- Title: Unbounded ABE via Bilinear Entropy Expansion, Revisited
- Venue: SEIEE 3-404
- Time: 2:00-3:00PM, March 5, 2019
- Speaker: Dr. Junqing Gong
- Affiliation: École Normale Supérieure
This talk presents simpler and improved constructions of unbounded attribute-based encryption (ABE) schemes with constant-size public parameters under static assumptions in bilinear groups. Concretely, we show:
- a simple and adaptively secure unbounded ABE scheme in composite-order groups, improving upon a previous construction of Lewko and Waters (Eurocrypt’ 11) which only achieves selective security;
- an improved adaptively secure unbounded ABE scheme based on the k-linear assumption in prime-order groups with shorter ciphertexts and secret keys than those of Okamoto and Takashima (Asiacrypt’ 12);
- the first adaptively secure unbounded ABE scheme for arithmetic branching programs under static assumptions.

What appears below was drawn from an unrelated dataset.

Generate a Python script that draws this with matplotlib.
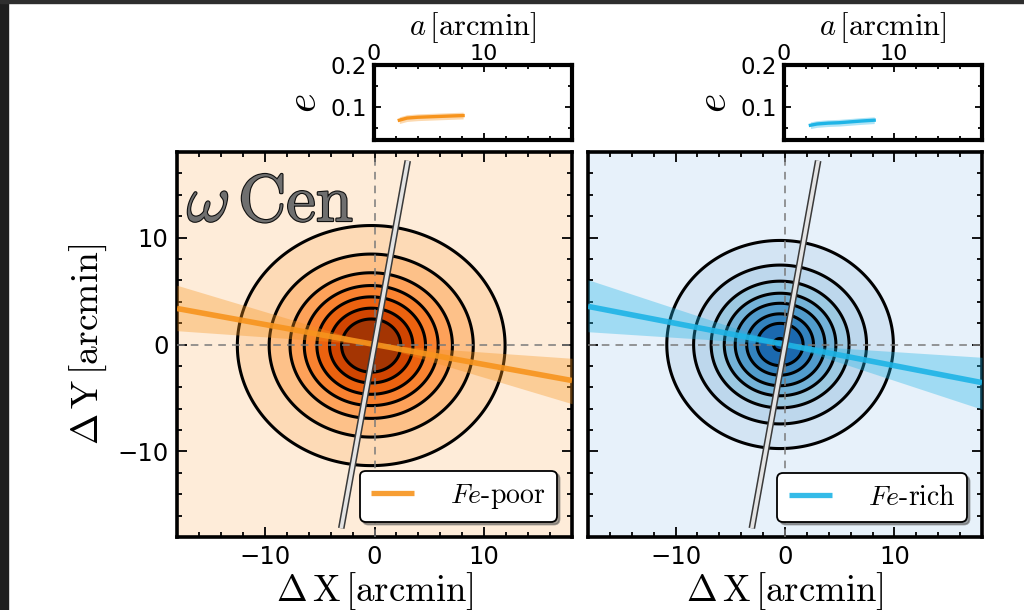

At the core of all of these constructions is a “bilinear entropy expansion” lemma that allows us to generate any polynomial amount of entropy starting from constant-size public parameters; the entropy can then be used to transform existing adaptively secure “bounded” ABE schemes into unbounded ones.
Based on joint work with Jie Chen, Lucas Kowalczyk, Hoeteck Wee.
Junqing Gong is a postdoc researcher of CNRS, ENS and PSL. Before that, he was a postdoc researcher at ENS de Lyon. He obtained his Ph.D. from Shanghai Jiao Tong University in 2016. His research interest is public-key cryptography, in particular, design and analysis of practical functional encryptions.